Active-active Deployment in Hybrid Cloud Environments

Hybrid cloud combines different deployment modes such as public cloud, private cloud, hosted private cloud, and edge computing nodes, and provides support for various technical and business practices in cloud infrastructure, middleware, and development lifecycle platforms. IDC reports show that in 2021, 14% of customers will choose public cloud separately, while 86% of enterprises adopt a multi-cloud and hybrid cloud architecture. Active-active deployment in hybrid cloud means that applications deployed in a hybrid cloud environment provide services externally. The architecture of active-active deployment in hybrid cloud is a disaster recovery architecture derived from multi-cloud and heterogeneous scenarios, which decouples business recovery from cloud infrastructure and cloud services. The management product for active-active deployment in hybrid cloud, shields the complexity of hybrid cloud disaster recovery from developers and upper-layer users, and provides a consistent development, operation, and maintenance experience. The biggest challenge of active-active deployment in hybrid cloud lies in the independence and heterogeneity of multiple clouds, achieving integration and data exchange. Cloud integration refers to integrating cloud accounts, permissions, resources, and data, and building a unified multi-cloud operation interface on this basis. Data exchange refers to discovering and synchronizing the infrastructure and middleware system of different clouds, achieving data disaster recovery based on this foundation. To achieve cloud integration and data exchange, active-active deployment in hybrid cloud management needs multi-cloud adaptation to shield the underlying differences. It mainly relies on three core functionalities:

  • Cloud service interface adaptation: Supports multi-cloud adaptation through plug-ins and provides a unified cloud service interface.

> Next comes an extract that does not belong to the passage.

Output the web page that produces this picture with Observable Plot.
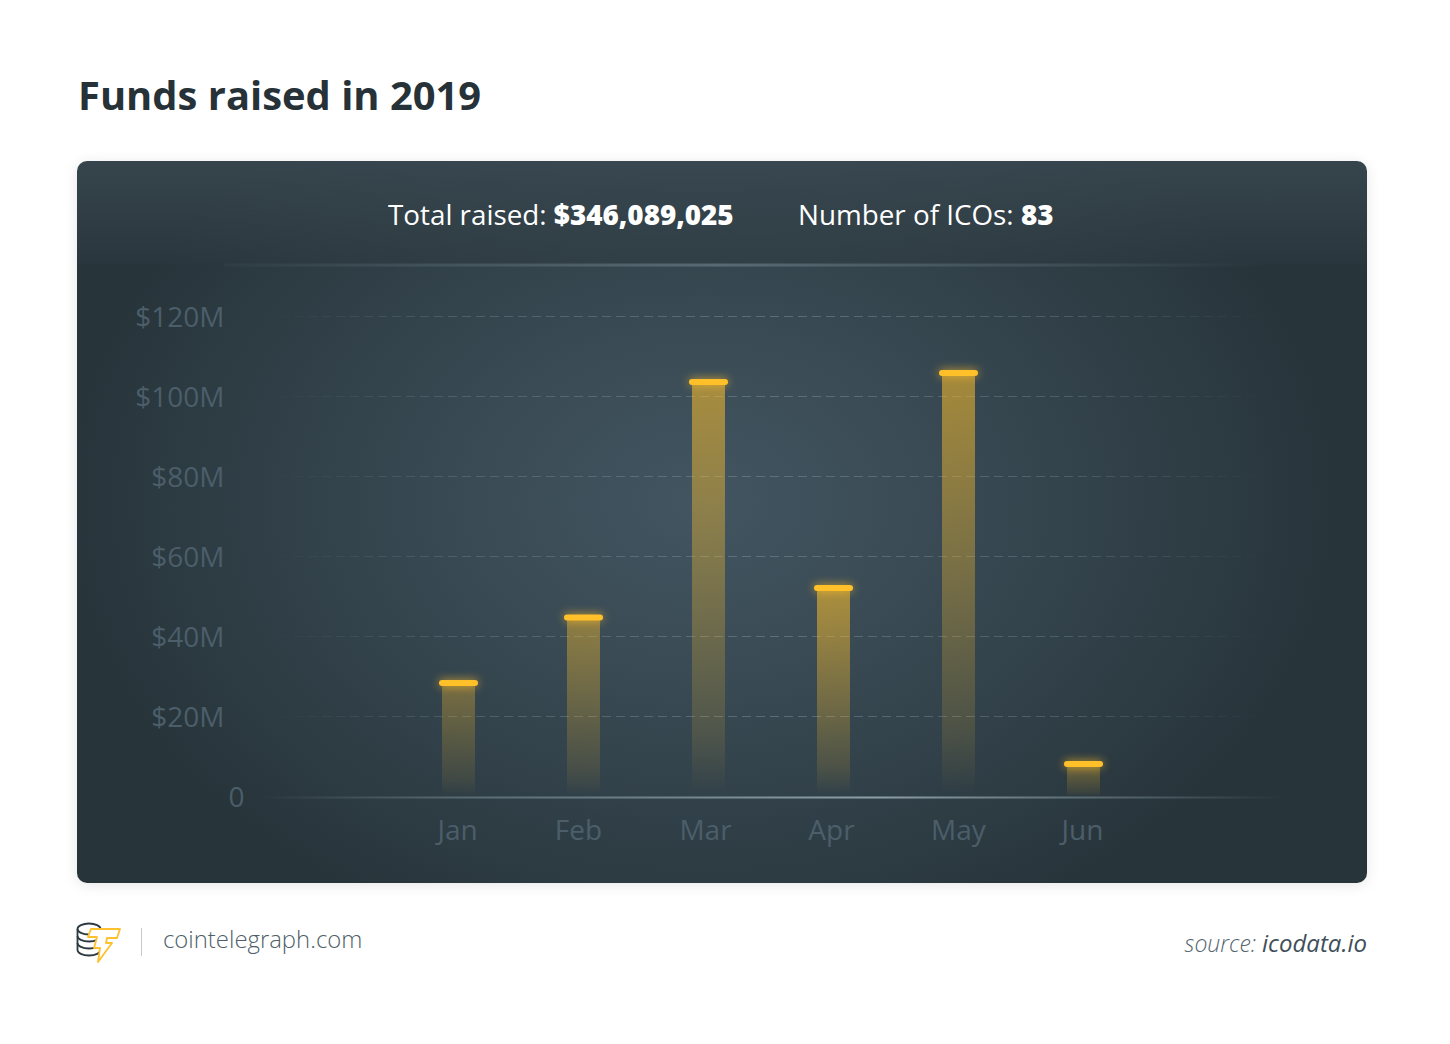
<!DOCTYPE html>
<html><head><meta charset="utf-8">
<script src="https://cdn.jsdelivr.net/npm/d3@7"></script>
<script src="https://cdn.jsdelivr.net/npm/@observablehq/plot@0.6"></script>
<style>
html,body{margin:0;padding:0;background:#fff;font-family:"Open Sans",sans-serif;}
#page{position:relative;width:1450px;height:1044px;overflow:hidden;}
#title{position:absolute;left:78px;top:68px;font-size:39.9px;font-weight:700;color:#263238;line-height:54px;white-space:nowrap;}
#panel{position:absolute;left:77px;top:161px;width:1290px;height:722px;border-radius:10px;box-shadow:0 2px 14px rgba(0,0,0,.1);
background:
 linear-gradient(to bottom,rgba(60,75,84,.72) 0,rgba(44,56,63,.55) 103px,rgba(44,56,63,0) 104px),
 radial-gradient(ellipse 640px 470px at 625px 340px,#425560 0,#3a4b55 35%,#303f47 70%,#27343a 100%);}
#chart{position:absolute;left:0;top:0;}
.stat{position:absolute;top:34px;font-size:27.8px;line-height:38px;color:#fff;white-space:nowrap;}
.stat b{font-weight:800;}
#brand{position:absolute;left:163px;top:923px;font-size:23.9px;line-height:32px;font-weight:300;color:#4f5f69;white-space:nowrap;}
#sep{position:absolute;left:141px;top:928px;width:1px;height:28px;background:#c4c9cc;}
#source{position:absolute;right:83px;top:927px;font-size:23px;line-height:32px;font-style:italic;font-weight:300;color:#56656e;white-space:nowrap;}
#source b{font-size:24px;font-weight:400;color:#3f4f59;}
#logo{position:absolute;left:76px;top:922px;}
g[aria-label="tick"]{filter:drop-shadow(0 0 5px rgba(255,190,40,.8));}
</style></head><body>
<div id="page">
 <div id="title">Funds raised in 2019</div>
 <div id="panel">
  <div class="stat" style="left:311px">Total raised: <b>$346,089,025</b></div>
  <div class="stat" style="left:721px">Number of ICOs: <b>83</b></div>
  <div id="chart"></div>
 </div>
 <svg id="logo" width="46" height="42" viewBox="0 0 46 42" fill="none">
  <g stroke="#2d3a41" stroke-width="1.8">
   <ellipse cx="13" cy="7" rx="11.5" ry="5.5" fill="#fff"/>
   <path d="M1.5 7v21c0 3 5 5.5 11.5 5.5s11.500-2.500 11.500-5.500V7"/>
   <path d="M1.500 14c0 3 5 5.500 11.500 5.500s11.500-2.500 11.500-5.500M1.500 21c0 3 5 5.500 11.500 5.500s11.500-2.500 11.500-5.500"/>
  </g>
  <path d="M15 7h29l-3 9h-10l-1 5h6l-14 19 2-14h-6l3-11h-9z" fill="#fff" stroke="#fdc02f" stroke-width="1.800" stroke-linejoin="round"/>
 </svg>
 <div id="sep"></div>
 <div id="brand">cointelegraph.com</div>
 <div id="source">source: <b>icodata.io</b></div>
</div>
<script>
const months = ["Jan","Feb","Mar","Apr","May","Jun"];
const raised = [28.6, 45, 103.9, 52.4, 106.1, 8.4];
const barGlow = [.58, .75, .95, 1, .95, .58];
const gridTicks = [20,40,60,80,100,120];
const headerLine = [133];
const baseLine = [0];
const rows = months.map((month,i)=>({month,value:raised[i],glow:barGlow[i]}));

const defs = () => {
  const svg = d3.create("svg:defs");
  const lin = (id,attrs,stops) => {
    const g = svg.append("linearGradient").attr("id",id);
    Object.entries(attrs).forEach(([k,v])=>g.attr(k,v));
    stops.forEach(([o,c,a])=>g.append("stop").attr("offset",o).attr("stop-color",c).attr("stop-opacity",a));
  };
  lin("barFill",{x1:0,x2:0,y1:0,y2:1},[[0,"#ffc02a",.58],[.5,"#ffc02a",.32],[.85,"#ffc02a",.13],[.99,"#ffc02a",0],[1,"#ffc02a",0]]);
  const u = {gradientUnits:"userSpaceOnUse",y1:0,y2:0};
  lin("gridFade",{...u,x1:190,x2:1190},[[0,"#6c808b",0],[.2,"#6c808b",.45],[.5,"#7d929c",.5],[.8,"#6c808b",.45],[1,"#6c808b",0]]);
  lin("baseFade",{...u,x1:180,x2:1210},[[0,"#8ba0a8",0],[.2,"#8ba0a8",.45],[.6,"#a6b8bf",.8],[.85,"#8ba0a8",.4],[1,"#8ba0a8",0]]);
  lin("headFade",{...u,x1:90,x2:1190},[[0,"#7a8e98",0],[.25,"#7a8e98",.25],[.5,"#8a9ea8",.42],[.8,"#7a8e98",.22],[1,"#7a8e98",0]]);
  return svg.node();
};

const labelStyle = {tickSize:0,fontSize:28,fill:"#4b5e6a",label:null};
const xLabel = (ticks,dx) => Plot.axisX({...labelStyle,ticks,dx,tickPadding:23});

const plot = Plot.plot({
  width:1290, height:722,
  marginLeft:147, marginRight:0, marginTop:104, marginBottom:86,
  style:{background:"transparent",fontFamily:"'Open Sans',sans-serif",overflow:"visible"},
  x:{type:"band",domain:months,range:[319,1069],paddingInner:.736,paddingOuter:.368,round:false,label:null},
  y:{domain:[0,133],label:null},
  opacity:{domain:[0,1],range:[0,1]},
  marks:[
    defs,
    Plot.ruleY(headerLine,{stroke:"url(#headFade)",strokeWidth:3,dy:-.5}),
    Plot.ruleY(gridTicks,{stroke:"url(#gridFade)",strokeWidth:1,strokeDasharray:"9,5",dy:-1}),
    Plot.barY(rows,{x:"month",y:"value",fill:"url(#barFill)",fillOpacity:"glow"}),
    Plot.ruleY(baseLine,{stroke:"url(#baseFade)",strokeWidth:2}),
    Plot.tickY(rows,{x:"month",y:"value",stroke:"#ffc02a",strokeWidth:6,strokeLinecap:"round"}),
    Plot.axisY({...labelStyle,ticks:gridTicks,tickFormat:d=>`$${d}M`,tickPadding:0,dy:1}),
    Plot.axisY({...labelStyle,ticks:baseLine,tickFormat:d=>`${d}`,tickPadding:0,dx:20,dy:1}),
    xLabel(["Jan"],-1.500), xLabel(["Feb"],-5.500), xLabel(["Mar"],-3.500), xLabel(["Apr"],-2.500), xLabel(["May"],-.5), xLabel(["Jun"],-1.500)
  ]
});
document.getElementById("chart").appendChild(plot);
</script>
</body></html>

  • Data model adaptation: Abstracts accounts, permissions, resources, and data of different clouds, and shields the data differences of multi-cloud.

  • Unified disaster recovery interface, providing standardized definitions and interface specifications for disaster recovery, facilitating rapid integration of heterogeneous clouds and their heterogeneous technology stacks.

Technical Solutions for Active-active Deployment

The technical solutions for active-active deployment generally consist of three parts: the application layer, the data layer, and the cloud platform. These three components follow the design standards of active-active deployment and support the capability of building active-active deployment architectures. The application layer is the main link for business application traffic and can be divided into three parts:

  • Access gateway: As the first hop for business traffic to enter the data center, the access gateway is responsible for identifying and distributing traffic, and has two core capabilities: data center routing and application routing.

  • Microservices: Business traffic is synchronously called within and across data centers. It generally includes roles such as consumer, provider, and registration center, and has three core capabilities: traffic routing, traffic protection, and fault isolation.

  • Messaging: Business traffic is asynchronously called within and across data centers, based on message peak shaving and valley filling. It generally includes roles such as producer, consumer, and broker.

The data layer covers business application data read/write, data storage, and data synchronization, and has three core capabilities: traffic routing, data consistency protection, and data synchronization. The cloud platform is the core foundation that supports the operation of business applications and includes single-cloud, single data center, multi-cloud, and hybrid cloud deployments.